How can I check if there is flash gas along the cap tube? Refrigerant is R407C, Evap in temp is about 8degC, water is condensed right before the evap inlet.

Where should I read the evaporating temperature? I have Evap In, Evap Center and Evap Out temperatures.

Thanks

At the outlet DIRECTLY with a yellow jacket richie superheat calculation kit - Directly measures temp and press of refrigerant (not the temp of tube outside. This way you get an accurate measure of superheat via 1/4" schrouder fitting. As for the first question without getting too long winded - should be checking for a liquid seal before inlet or subcooling via sightglass, electronic sightglass, or superheat calculation kit. I think the flashgas exists to cool refrigerant to evaperating temp. Check out a pressure enthalpy chart.

if you plot your conditions on a pressure/enthalpy chart you will easily see the percentage of flash gas produced through the metering device.

Hi Uni, I'm not quite sure I understand what it is you want to measure.

Is it superheat and the efficiency of the metering device with the evaporator or are you experiencing a problem with flash gas in the liquid line?

How can I check if there is flash gas along the cap tube?


I think we need to clarify a term here. What exactly do you mean by flash gas? This can be used several ways depending on what the person means.

Generally I use the term flash gas to be any vapor created by an expansion process of liquid refrigerant.

Therefore, in a cap tube the flash gas would start to form as the liquid pressure decreases. This would be along the entire length of the cap tube then.

Flash gas also forms in a liquid line that either:


absorbs heat causing the liquid to boil
or, when the liquid flows to a higher elevation with no subcooling
or, if you expand the liquid to a pressure in between the condenser and evaporator pressure

Sorry for late response. I was out for a long time during the holiday.

My main problem is high discharge pressure, 2.6MPa (377psi) @ 98degC (208°F), Condensing temp is 57degC (134°F) @ 2.58MPa (374psi), about 5degC (9°F) of subcool, Evap temp is 10degC (50°F) @0.63MPa (91psi) and Suction temp is 27degC (80°F) @0.54MPa (78psi).

Testing condition is 27degC (80°F) indoor and 35degC (95°F) outdoor, 50%RH.

Cond and Evap fans are working properly and giving sufficient airflows, 520m3/h (306cfm) and 480m3/h (282cfm) relatively.

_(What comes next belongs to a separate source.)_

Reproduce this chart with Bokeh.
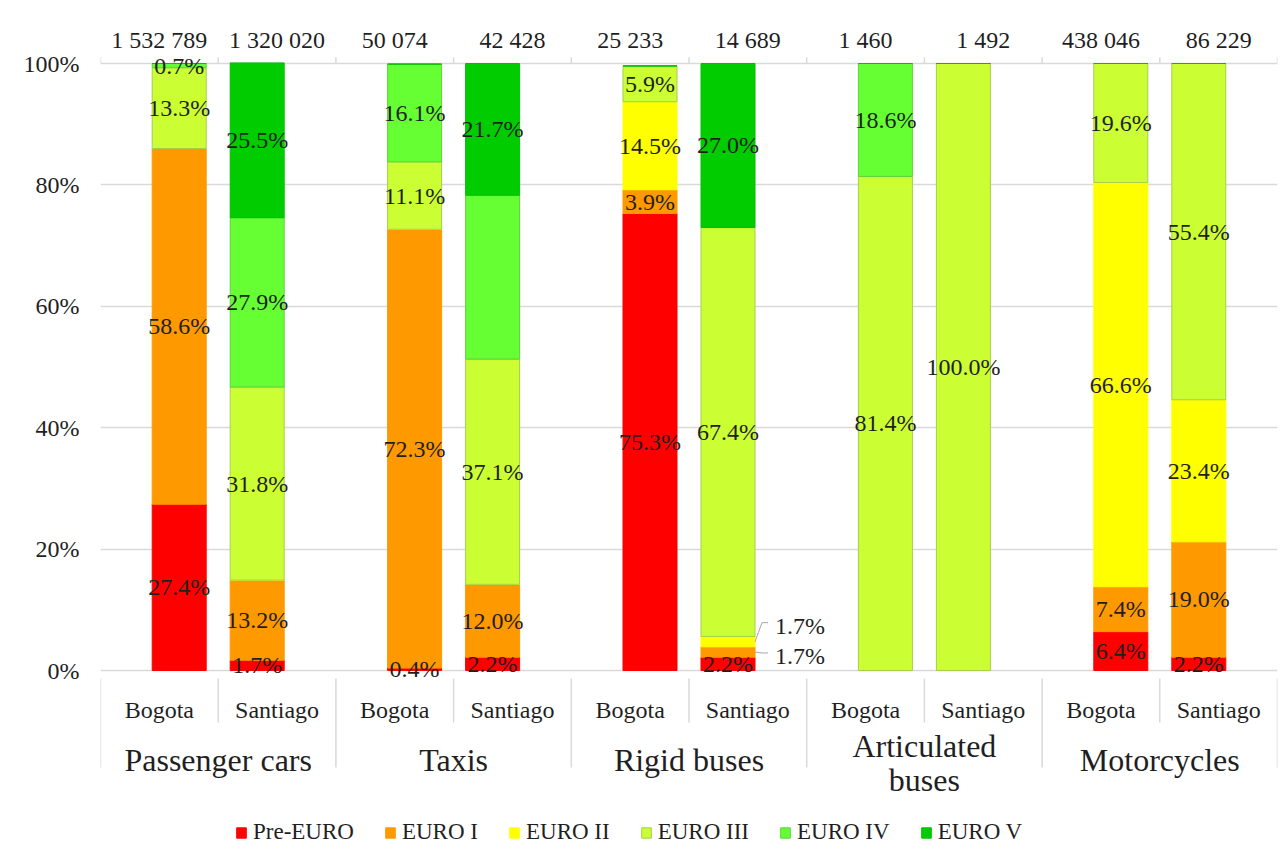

The system uses R407C and was designed for 3KW Cooling and used to be effective at 2.6kW. Currently it can just provide no more than 2.1kW.

Could you please figure out what could be wrong with this circuit?

What can be improved or tried?

Sounds like an over charge of refrigerant or lack of air flo accross condensersor a partial
restriction

Sounds like an over charge of refrigerant or lack of air flo accross condensersor a partial
restriction
can't argue with that wambat.
How about it uni? have you hosed out or blown out the condenser?
has anyone added gas to the system?
is the manufacturers charge weight on the machine? it may well be best to decant the charge, change the drier, vac the system and weigh in a new charge with fresh gas.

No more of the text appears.